Hi Jeff,
It is not clear to me. If we are saying that the name represents the
document ID the vector comprises of, then probably we can have a wrapper
class which includes vector and name rather having it as part of
Abstract vector. I might be missing something here. Kindly clarify.
Thanks
Pallavi
On 03/17/2010 06:44 PM, Jeff Eastman wrote:
Pallavi Palleti wrote:
Hi,
Could some one kindly let me know the significance of instance
variable "name" in AbstractVector? It is causing problems, when I
write a vector to file and read and compare with the same vector if
the value of "name" is null. Because, while writing to file, "name"

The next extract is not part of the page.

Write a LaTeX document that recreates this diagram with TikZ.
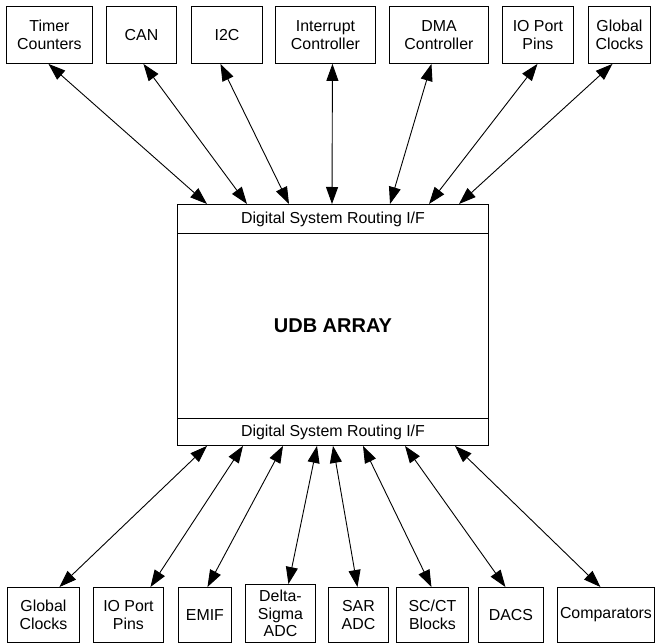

is set to empty string if it is null. So, when we read the vector
from the file, it will have different value (not null) and
asFormatString will have two different values for these vectors and
so concludes that they are different.
Thanks
Pallavi
The "name" instance variable was added in MAHOUT-65 along with the
"labelBindings" feature so that e.g. a term vector can retain its term
in its state. I guess the problem you are seeing is an interaction
between the vector Writable implementation - which incorrectly handles
null - and the Json produced by asFormatString. <rant> I've said this
before and, not to belabor the point, using a Json encoding to compare
vectors for equality has a host of related problems, most recently
with lazy lengthSquared. If Vector implemented Printable instead, then
asFormatString(bindings) could probably be crafted to eliminate these
problems and be usable for such comparisons. </rant>
Jeff